Go through the entries below and collect each line with the string "that" in it.

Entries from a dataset
◇ ◇ ◇ ◇ ◇ ◇ ◇
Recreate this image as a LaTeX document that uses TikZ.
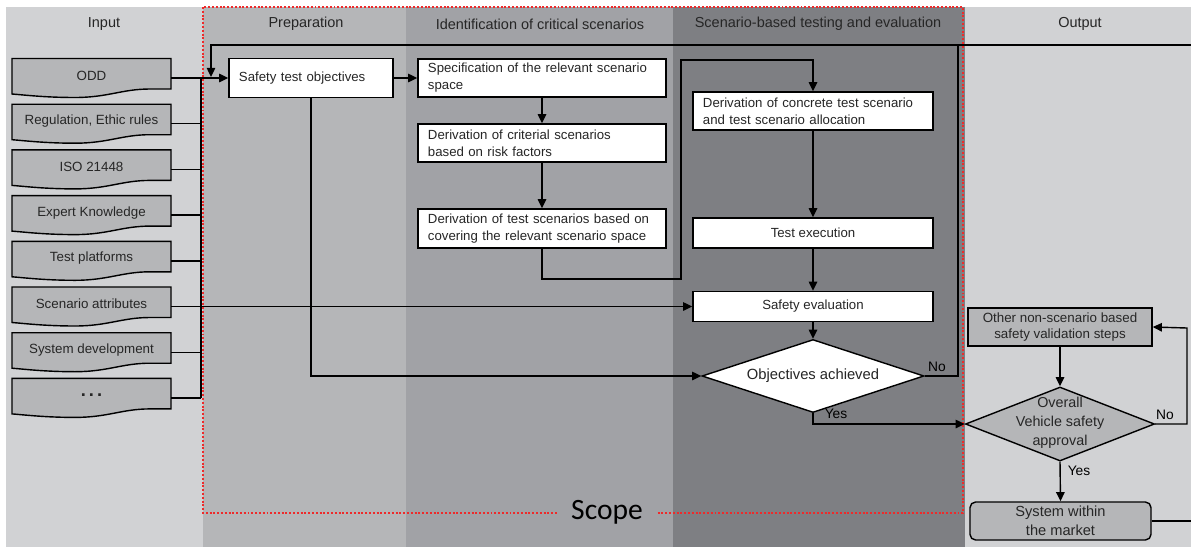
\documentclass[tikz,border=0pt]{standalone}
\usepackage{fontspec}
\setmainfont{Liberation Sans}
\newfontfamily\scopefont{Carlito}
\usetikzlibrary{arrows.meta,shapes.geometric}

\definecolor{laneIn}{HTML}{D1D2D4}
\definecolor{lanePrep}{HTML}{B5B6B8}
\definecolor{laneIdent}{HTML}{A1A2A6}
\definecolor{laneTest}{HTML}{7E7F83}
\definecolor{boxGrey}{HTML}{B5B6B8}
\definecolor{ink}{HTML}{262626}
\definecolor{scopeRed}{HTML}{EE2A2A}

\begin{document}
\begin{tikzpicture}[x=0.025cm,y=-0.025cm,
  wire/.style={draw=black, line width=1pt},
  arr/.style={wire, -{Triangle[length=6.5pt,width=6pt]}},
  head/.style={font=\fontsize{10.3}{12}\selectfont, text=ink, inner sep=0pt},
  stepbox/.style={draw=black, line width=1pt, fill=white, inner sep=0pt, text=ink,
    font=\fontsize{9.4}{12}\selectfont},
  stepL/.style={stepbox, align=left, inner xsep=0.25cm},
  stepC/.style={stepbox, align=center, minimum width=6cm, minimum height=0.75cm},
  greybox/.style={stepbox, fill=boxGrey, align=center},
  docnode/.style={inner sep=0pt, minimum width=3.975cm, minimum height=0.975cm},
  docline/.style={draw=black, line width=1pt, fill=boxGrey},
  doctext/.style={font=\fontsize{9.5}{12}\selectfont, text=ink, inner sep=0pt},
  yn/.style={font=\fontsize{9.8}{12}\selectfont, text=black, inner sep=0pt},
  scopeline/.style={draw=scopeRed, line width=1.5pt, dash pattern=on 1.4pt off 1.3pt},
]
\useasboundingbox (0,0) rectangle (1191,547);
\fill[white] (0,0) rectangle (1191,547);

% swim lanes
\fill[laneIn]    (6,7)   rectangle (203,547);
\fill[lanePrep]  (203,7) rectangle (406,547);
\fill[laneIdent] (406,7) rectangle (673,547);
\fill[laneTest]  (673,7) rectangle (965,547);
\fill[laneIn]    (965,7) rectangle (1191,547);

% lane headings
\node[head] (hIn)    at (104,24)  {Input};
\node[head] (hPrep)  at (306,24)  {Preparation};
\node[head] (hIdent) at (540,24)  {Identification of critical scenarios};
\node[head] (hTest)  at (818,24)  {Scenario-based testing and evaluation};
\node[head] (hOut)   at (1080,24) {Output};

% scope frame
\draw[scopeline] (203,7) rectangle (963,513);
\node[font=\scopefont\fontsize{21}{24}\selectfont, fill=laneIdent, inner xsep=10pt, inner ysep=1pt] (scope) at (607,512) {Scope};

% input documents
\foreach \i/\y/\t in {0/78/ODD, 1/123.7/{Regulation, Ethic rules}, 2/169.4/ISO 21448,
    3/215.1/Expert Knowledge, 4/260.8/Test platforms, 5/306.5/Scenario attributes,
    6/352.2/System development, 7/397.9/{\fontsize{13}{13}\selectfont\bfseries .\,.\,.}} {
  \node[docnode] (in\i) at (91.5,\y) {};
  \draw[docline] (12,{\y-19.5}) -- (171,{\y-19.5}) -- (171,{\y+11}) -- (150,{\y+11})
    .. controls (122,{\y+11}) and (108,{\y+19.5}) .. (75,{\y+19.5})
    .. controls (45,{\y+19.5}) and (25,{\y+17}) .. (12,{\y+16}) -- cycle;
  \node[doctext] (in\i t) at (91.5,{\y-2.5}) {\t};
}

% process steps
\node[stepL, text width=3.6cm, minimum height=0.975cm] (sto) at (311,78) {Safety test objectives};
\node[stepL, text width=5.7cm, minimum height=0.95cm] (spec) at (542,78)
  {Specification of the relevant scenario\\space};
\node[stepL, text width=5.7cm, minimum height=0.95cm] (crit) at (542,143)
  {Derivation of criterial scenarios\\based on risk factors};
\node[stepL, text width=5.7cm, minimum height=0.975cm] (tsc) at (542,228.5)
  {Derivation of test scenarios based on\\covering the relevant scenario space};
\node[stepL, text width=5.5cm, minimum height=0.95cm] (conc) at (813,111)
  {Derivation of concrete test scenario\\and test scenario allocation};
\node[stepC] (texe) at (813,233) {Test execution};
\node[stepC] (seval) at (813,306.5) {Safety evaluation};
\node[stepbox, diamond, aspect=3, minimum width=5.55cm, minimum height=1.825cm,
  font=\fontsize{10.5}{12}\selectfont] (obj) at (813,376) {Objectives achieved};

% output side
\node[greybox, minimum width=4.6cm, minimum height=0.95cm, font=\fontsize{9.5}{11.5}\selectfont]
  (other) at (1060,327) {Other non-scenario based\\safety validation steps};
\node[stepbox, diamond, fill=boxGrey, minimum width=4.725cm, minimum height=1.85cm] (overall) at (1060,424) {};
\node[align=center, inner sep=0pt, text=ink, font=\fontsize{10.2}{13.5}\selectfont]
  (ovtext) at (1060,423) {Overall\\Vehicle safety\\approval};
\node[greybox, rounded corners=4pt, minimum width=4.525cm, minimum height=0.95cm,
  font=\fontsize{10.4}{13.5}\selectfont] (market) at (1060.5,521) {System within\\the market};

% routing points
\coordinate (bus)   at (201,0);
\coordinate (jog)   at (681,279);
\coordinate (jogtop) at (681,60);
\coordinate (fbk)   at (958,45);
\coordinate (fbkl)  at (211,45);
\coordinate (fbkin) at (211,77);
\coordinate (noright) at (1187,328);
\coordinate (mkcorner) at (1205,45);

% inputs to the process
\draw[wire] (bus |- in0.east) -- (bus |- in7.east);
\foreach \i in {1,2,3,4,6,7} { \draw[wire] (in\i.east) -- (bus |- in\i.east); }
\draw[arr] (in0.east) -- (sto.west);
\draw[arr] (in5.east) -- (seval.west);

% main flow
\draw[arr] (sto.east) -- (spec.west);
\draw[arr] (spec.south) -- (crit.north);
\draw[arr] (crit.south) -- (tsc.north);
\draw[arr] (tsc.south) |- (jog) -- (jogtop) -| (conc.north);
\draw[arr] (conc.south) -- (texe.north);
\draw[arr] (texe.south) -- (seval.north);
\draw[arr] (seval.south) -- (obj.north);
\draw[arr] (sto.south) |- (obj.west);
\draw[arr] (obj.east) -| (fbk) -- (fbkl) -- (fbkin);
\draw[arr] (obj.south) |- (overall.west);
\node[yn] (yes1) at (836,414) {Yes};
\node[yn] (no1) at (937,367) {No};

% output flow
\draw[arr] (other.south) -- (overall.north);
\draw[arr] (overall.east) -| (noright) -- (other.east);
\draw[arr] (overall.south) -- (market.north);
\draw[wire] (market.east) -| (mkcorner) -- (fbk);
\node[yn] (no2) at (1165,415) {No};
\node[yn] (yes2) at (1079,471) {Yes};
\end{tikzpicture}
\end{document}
◇ ◇ ◇ ◇ ◇ ◇ ◇
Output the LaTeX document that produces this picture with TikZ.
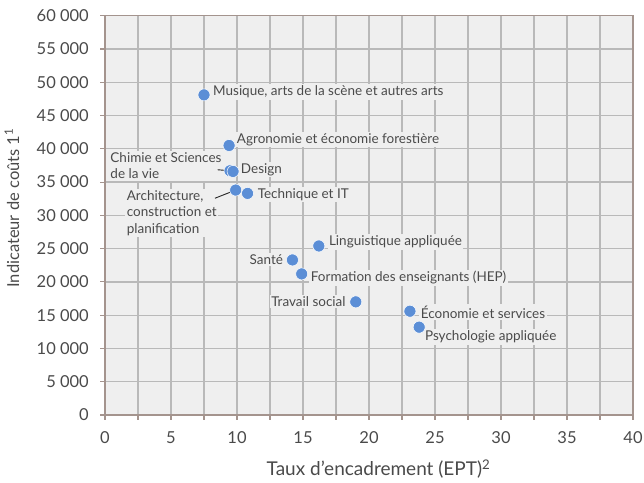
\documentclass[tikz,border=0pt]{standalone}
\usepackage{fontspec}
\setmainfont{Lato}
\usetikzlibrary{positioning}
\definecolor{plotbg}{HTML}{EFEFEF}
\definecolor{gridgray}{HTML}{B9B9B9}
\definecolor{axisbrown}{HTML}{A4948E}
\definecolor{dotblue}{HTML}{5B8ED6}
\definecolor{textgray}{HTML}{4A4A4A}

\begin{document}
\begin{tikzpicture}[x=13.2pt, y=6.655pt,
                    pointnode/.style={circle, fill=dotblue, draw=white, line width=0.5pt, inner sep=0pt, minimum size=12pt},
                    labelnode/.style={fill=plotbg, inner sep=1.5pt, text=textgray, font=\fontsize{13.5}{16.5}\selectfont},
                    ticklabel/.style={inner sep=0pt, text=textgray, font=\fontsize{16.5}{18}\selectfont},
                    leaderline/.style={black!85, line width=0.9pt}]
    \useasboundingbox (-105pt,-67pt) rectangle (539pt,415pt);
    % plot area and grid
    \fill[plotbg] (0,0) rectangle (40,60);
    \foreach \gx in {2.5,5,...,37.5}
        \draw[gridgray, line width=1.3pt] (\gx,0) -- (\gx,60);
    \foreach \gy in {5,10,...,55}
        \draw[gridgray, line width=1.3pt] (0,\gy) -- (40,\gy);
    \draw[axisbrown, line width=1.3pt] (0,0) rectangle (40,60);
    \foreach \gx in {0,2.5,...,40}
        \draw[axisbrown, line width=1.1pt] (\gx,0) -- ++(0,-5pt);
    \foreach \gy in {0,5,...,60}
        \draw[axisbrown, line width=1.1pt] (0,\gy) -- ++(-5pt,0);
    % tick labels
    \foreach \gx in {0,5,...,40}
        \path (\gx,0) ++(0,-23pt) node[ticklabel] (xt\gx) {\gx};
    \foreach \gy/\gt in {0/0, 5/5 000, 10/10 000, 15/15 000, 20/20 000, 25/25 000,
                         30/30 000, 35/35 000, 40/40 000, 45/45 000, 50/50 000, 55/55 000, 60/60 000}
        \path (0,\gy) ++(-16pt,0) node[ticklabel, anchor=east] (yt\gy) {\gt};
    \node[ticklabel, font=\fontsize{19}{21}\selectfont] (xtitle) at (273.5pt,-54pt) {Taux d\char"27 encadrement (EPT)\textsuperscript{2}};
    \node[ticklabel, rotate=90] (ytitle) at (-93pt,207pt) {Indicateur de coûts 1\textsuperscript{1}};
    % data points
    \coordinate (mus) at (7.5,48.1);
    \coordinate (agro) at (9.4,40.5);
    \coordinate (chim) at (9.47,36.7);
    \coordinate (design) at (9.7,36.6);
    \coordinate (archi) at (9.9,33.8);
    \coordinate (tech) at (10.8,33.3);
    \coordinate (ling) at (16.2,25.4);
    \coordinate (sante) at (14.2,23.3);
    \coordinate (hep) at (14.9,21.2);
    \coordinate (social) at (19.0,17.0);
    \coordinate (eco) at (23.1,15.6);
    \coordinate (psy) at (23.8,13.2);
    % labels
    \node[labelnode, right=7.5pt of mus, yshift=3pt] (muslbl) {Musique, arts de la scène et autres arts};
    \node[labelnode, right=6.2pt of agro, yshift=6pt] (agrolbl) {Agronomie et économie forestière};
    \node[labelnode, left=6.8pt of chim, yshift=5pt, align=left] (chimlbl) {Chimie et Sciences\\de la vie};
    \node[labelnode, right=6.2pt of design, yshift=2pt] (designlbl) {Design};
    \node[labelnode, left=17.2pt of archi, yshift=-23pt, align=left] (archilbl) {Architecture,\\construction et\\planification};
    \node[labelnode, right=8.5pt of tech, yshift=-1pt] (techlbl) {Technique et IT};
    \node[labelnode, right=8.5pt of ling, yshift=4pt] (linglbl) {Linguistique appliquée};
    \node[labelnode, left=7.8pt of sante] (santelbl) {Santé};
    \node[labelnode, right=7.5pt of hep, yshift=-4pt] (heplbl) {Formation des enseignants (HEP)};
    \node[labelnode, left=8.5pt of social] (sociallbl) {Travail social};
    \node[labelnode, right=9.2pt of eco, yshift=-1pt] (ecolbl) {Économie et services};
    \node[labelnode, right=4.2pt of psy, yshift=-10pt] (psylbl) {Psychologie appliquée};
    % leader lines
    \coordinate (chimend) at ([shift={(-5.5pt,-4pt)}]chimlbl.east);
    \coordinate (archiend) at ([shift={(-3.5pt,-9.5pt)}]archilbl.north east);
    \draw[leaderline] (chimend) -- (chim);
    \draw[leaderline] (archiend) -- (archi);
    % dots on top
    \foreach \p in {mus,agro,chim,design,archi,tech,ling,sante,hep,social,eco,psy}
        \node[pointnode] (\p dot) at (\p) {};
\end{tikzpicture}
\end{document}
◇ ◇ ◇ ◇ ◇ ◇ ◇
* [Written reply]:
Recreate this image as a LaTeX document that uses TikZ.
Output the LaTeX document that produces this picture with TikZ.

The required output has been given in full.